Vanguard has left the net zero asset managers initiative, saying it wants to provide investors with more clarity over the role of climate initiatives in passive investing.
In a statement this week (December 7), the money manager, which has 30mn customers, said it had joined the initiative last year due to its commitment to promoting the disclosure of material financial risks from companies held in portfolios.
“Such industry initiatives can advance constructive dialogue, but sometimes they can also result in confusion about the views of individual investment firms,” it said, saying this was why it has decided to leave.
Vanguard said there was a particular issue with the applicability of net zero approaches to the index funds in which the majority of its clients invest.
Around 80 per cent of Vanguard’s clients’ assets are investing through index funds, which track market indexes such as the FTSE 100.
Vanguard noted that its index fund managers do not chose the securities in a fund, or dictate a portfolio company’s strategy or operations.
“Instead, they buy and hold all securities included in the benchmark index and capture the return that the market provides.
“In the words of our founder, Jack Bogle, rather than searching for the needle in the haystack, buy the whole haystack.”
This approach has helped build wealth more millions of everyday investors, the company said, and indexing relies of efficient and fair capital markets.
The company said this decision will not affect its commitment in helping investors understand the risks that climate change can pose to long-term returns.

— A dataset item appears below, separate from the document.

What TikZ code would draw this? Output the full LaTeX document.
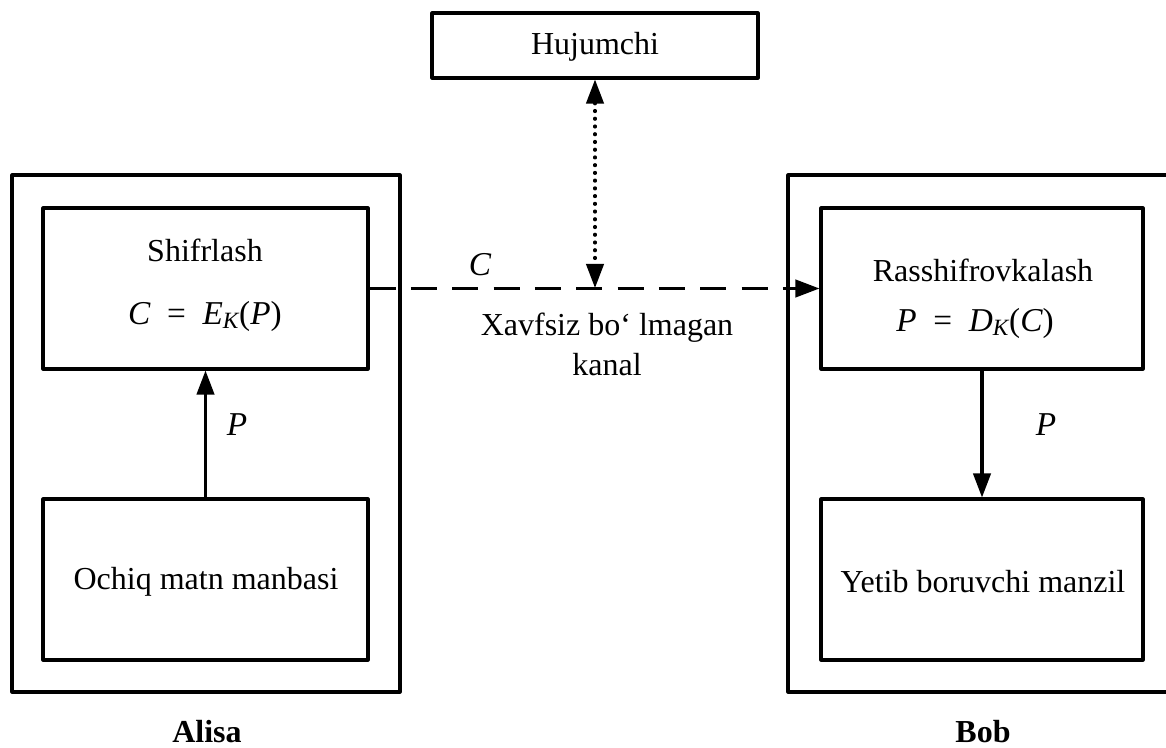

“Companies’ disclosure of material financial risks is central to that market health, which is why material risk identification and disclosure is a critical priority for Vanguard.”

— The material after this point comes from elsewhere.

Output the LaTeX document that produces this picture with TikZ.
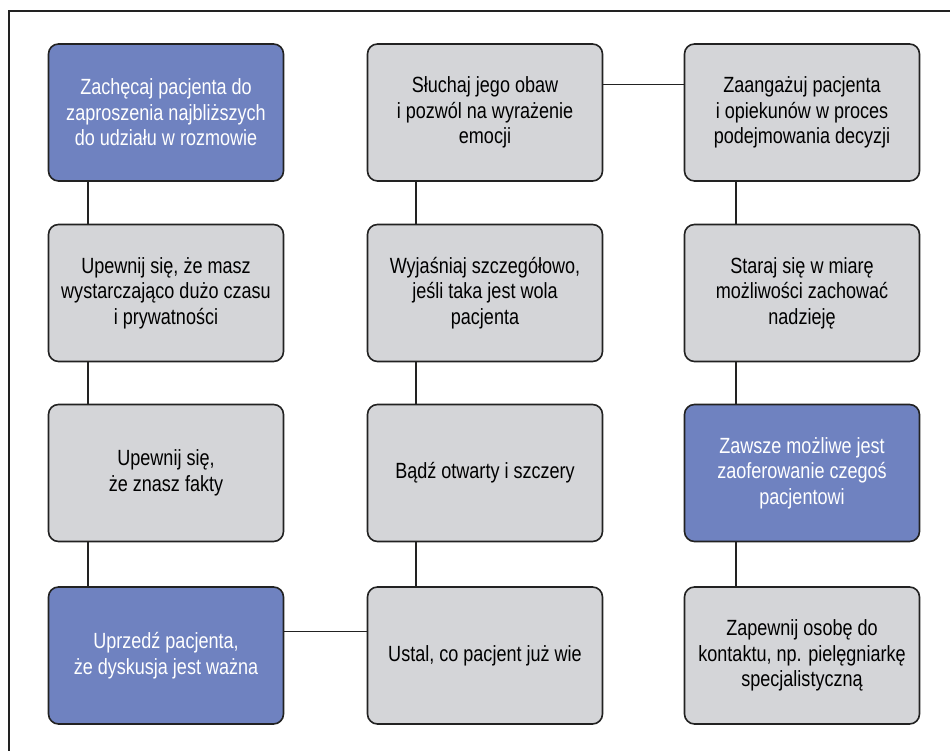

Kirsten Snow Spalding, vice president at Ceres, the founding partner of the alliance, said it "regrets" that Vanguard has left the initiative.
"It is unfortunate that political pressure is impacting this crucial economic imperative and attempting to block companies from effectively managing risks -- a crucial part of their fiduciary duty.
Investors know that to address the systemic and financial risks of climate change and other sustainability risks, they must align their investment strategies with the science-based limits on temperature rise that are causing significant financial risks to every sector and every company in the global economy."
Net zero ambitions
The move is a blow to the alliance, whose signatories include a number of asset managers such as Invesco, Schroders and M&G Investments.
It was founded in December 2020 and in November this year had 291 members managing $66tn (£54tn).
The news comes after an activist investor called on BlackRock's chief executive officer, Larry Fink, to resign over the asset manager's "inconsistent" ESG policies.
ESG discrepancies
ESG investing has been under scrutiny this year, as regulators, asset managers and intermediaries have struggled to define its meaning without official guidance.